The Excel Navigation Pane

· Excel,Financial Modelling,NavigationPane

Introducing the new Navigation Pane for Excel

Today Microsoft unveiled the New Navigation Pane feature in Excel. The Navigation Pane, which is currently only available in the Beta version of Excel, is designed to help users quickly understand how a workbook is structured and navigate easily between the worksheets and objects in the model. 

Whilst the Navigation Pane may not sound as groundbreaking as dynamic arrays or the recent Lambda development, I think it’s going to make a real difference to a huge number of Excel users.

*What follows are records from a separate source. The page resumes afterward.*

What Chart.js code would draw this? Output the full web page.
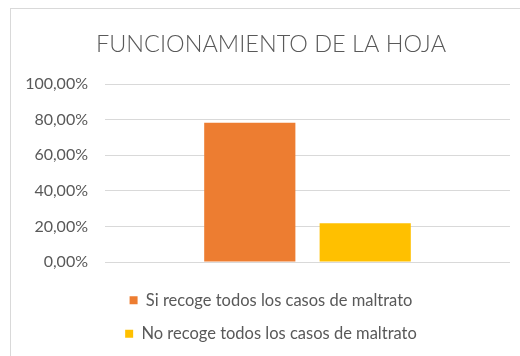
<!DOCTYPE html>
<html>
<head>
<meta charset="utf-8">
<script src="https://cdn.jsdelivr.net/npm/chart.js@4.4.1/dist/chart.umd.min.js"></script>
<style>
  html, body { margin: 0; padding: 0; background: #fff; overflow: hidden; }
  #marco {
    position: absolute; left: 10px; top: 8px;
    width: 520px; height: 360px;
    border-top: 1px solid #d9d9d9; border-left: 1px solid #d9d9d9;
  }
</style>
</head>
<body>
<div id="marco"><canvas id="grafico" width="520" height="348"></canvas></div>
<script>
// ================== DATOS ==================
const categorias = [""];
const series = ["Si recoge todos los casos de maltrato", "No recoge todos los casos de maltrato"];
const valores = [78.26, 21.74];
const colores = ["#ED7D31", "#FFC000"];
const titulo = "FUNCIONAMIENTO DE LA HOJA";

const gris = "#595959";
const fuente = "Lato, 'Open Sans', sans-serif";

function formatoPorcentaje(v) {
  return v.toFixed(2).replace(".", ",") + "%";
}

// ================== GRAFICO ==================
const ctx = document.getElementById("grafico").getContext("2d");

const grafico = new Chart(ctx, {
  type: "bar",
  data: {
    labels: categorias,
    datasets: series.map((nombre, i) => ({
      label: nombre,
      data: [valores[i]],
      backgroundColor: colores[i],
      borderWidth: 0,
      categoryPercentage: 0.57,
      barPercentage: 0.79
    }))
  },
  options: {
    responsive: false,
    animation: false,
    layout: { padding: { left: 0, right: 0, top: 0, bottom: 5 } },
    plugins: {
      tooltip: { enabled: false },
      title: {
        display: true,
        text: titulo,
        color: gris,
        font: { family: fuente, size: 23.5, weight: 300 },
        padding: { top: 21, bottom: 26 }
      },
      legend: {
        position: "bottom",
        labels: {
          color: gris,
          font: { family: fuente, size: 16.5 },
          boxWidth: 8,
          boxHeight: 8,
          padding: 17
        }
      }
    },
    scales: {
      x: {
        ticks: { display: false },
        grid: { display: false },
        border: { display: false },
        afterFit: scale => { scale.height = 13; }
      },
      y: {
        min: 0,
        max: 100,
        ticks: {
          stepSize: 20,
          padding: 17,
          color: gris,
          font: { family: fuente, size: 16 },
          callback: v => formatoPorcentaje(v)
        },
        grid: { color: "#d9d9d9", lineWidth: 1, drawTicks: false },
        border: { display: false },
        afterFit: scale => { scale.width = 94; }
      },
      // margen derecho del area de trazado, sin marcas
      derecha: {
        position: "right",
        ticks: { display: false },
        grid: { display: false },
        border: { display: false },
        afterFit: scale => { scale.width = 21; }
      }
    }
  }
});
</script>
</body>
</html>
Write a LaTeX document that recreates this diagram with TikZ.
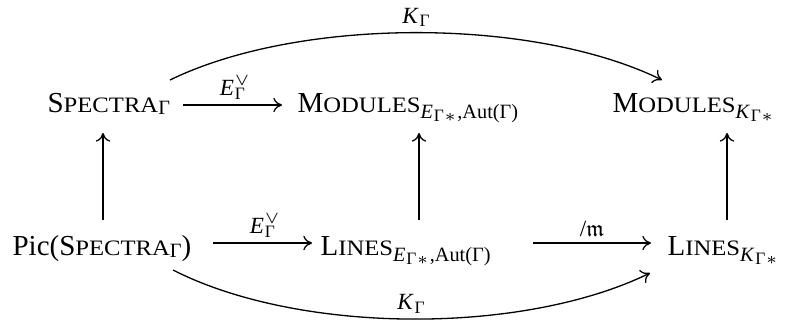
\documentclass[tikz,border=0pt]{standalone}
\usepackage{amssymb}
\usepackage{fontspec}
\setmainfont{Liberation Serif}
\newfontfamily\scfont[FakeStretch=1.12]{Liberation Serif}
\usetikzlibrary{arrows.meta,calc}
\newcommand\fakesc[2]{#1{\scfont\fontsize{7.6pt}{9pt}\selectfont #2}}
\newcommand\ssz{\fontsize{7pt}{8pt}\selectfont}
\newcommand\sssz{\fontsize{6pt}{7pt}\selectfont}
\newcommand\lsz{\fontsize{8pt}{9pt}\selectfont}
\newcommand\subG{\raisebox{-0.7pt}{\ssz Γ}}
\newcommand\subE{\raisebox{-2.3pt}{\ssz\textit{E}\raisebox{-1pt}{\sssz\kern0.3pt Γ\kern0.2pt$\ast$}\kern0.6pt,Aut(Γ)}}
\newcommand\subK{\raisebox{-2.3pt}{\ssz\textit{K}\raisebox{-1pt}{\sssz\kern0.3pt Γ\kern0.2pt$\ast$}}}
\newcommand\lblE{\lsz\textit{E}\rlap{\raisebox{3.4pt}{\sssz\kern0.3pt$\vee$}}\raisebox{-1.3pt}{\sssz\kern0.3pt Γ}}
\newcommand\lblK{\lsz\textit{K}\raisebox{-1.3pt}{\sssz\kern0.3pt Γ}}
\begin{document}
\begin{tikzpicture}[x=0.345pt,y=-0.345pt,
  obj/.style={anchor=base west,inner sep=0pt,font=\fontsize{10pt}{12pt}\selectfont},
  arr/.style={-{To[length=3pt,width=5pt]},line width=0.45pt},
  lab/.style={inner sep=1.8pt}]
\useasboundingbox (0,0) rectangle (811,320);
\node[obj] (S)  at (47,112)  {\fakesc{S}{PECTRA}\subG};
\node[obj] (ME) at (297,112) {\fakesc{M}{ODULES}\subE};
\node[obj] (MK) at (612,112) {\fakesc{M}{ODULES}\subK};
\node[obj] (P)  at (12,255)  {Pic(\fakesc{S}{PECTRA}\subG)};
\node[obj] (LE) at (320,255) {\fakesc{L}{INES}\subE};
\node[obj] (LK) at (667,255) {\fakesc{L}{INES}\subK};
\coordinate (cA) at (103,0);
\coordinate (cB) at (419,0);
\coordinate (cC) at (727,0);
% horizontal
\draw[arr] ($(S.base west)+(136,-7)$) -- node[lab,above] {\lblE} ($(ME.base west)+(-15,-7)$);
\draw[arr] ($(P.base west)+(201,-12)$) -- node[lab,above] {\lblE} ($(LE.base west)+(-8,-12)$);
\draw[arr] ($(LE.base west)+(213,-12)$) -- node[lab,above] {\lsz/$\mathfrak{m}$} ($(LK.base west)+(-16,-12)$);
% vertical
\draw[arr] ($(P.base west -| cA)+(0,-35)$) -- ($(S.base west -| cA)+(0,21)$);
\draw[arr] ($(LE.base west -| cB)+(0,-35)$) -- ($(ME.base west -| cB)+(0,21)$);
\draw[arr] ($(LK.base west -| cC)+(0,-35)$) -- ($(MK.base west -| cC)+(0,21)$);
% curves
\draw[arr] ($(S.base west)+(123,-32)$) to[out=26,in=154,looseness=0.75] node[lab,above] {\lblK} ($(MK.base west)+(50,-32)$);
\draw[arr] ($(P.base west)+(161,15)$) to[out=-27,in=206,looseness=0.76] node[lab,above] {\lblK} ($(LK.base west)+(-17,18)$);
\end{tikzpicture}
\end{document}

At Full Stack we are excited to see how this new feature will help financial modellers better communicate the structure and flow of their models.

So, what is the Navigation Pane in Excel?

The Navigation Pane development is part of Microsoft Excel’s new inclusivity features which are aiming to make Excel more accessible for everyone.

The Navigation Pane is launched from the view tab on the ribbon (Alt > W > K shortcut)  (in Beta version only at time of writing) and lists all of the worksheets in the current workbook in a table of contents style. Expanding a worksheet name lists all of the objects, such as tables, named ranges, images, shapes, charts and pivot tables in that worksheet.

How can we use the Navigation Pane in Financial Modelling?

In Financial Modelling transparency and ease of use are absolutely vital. I’m sure you’ve experienced the pain of picking up a model from a colleague and felt your heart drop as you try to unpick the logic and flow. Trawling through the tabs and rows of numbers trying to work out how it hangs together.

A good financial model must be well designed and structured, always with the end user experience in mind. Separation of Inputs, workings and outputs on clearly named worksheets with tab colouring to clearly communicate purpose is a key element of this.

I think the Navigation Pane will really improve model transparency with an automatically generated table of contents that also lists out the key objects within the model. I can’t wait for it to come to the main version of Excel so we can start putting it into action.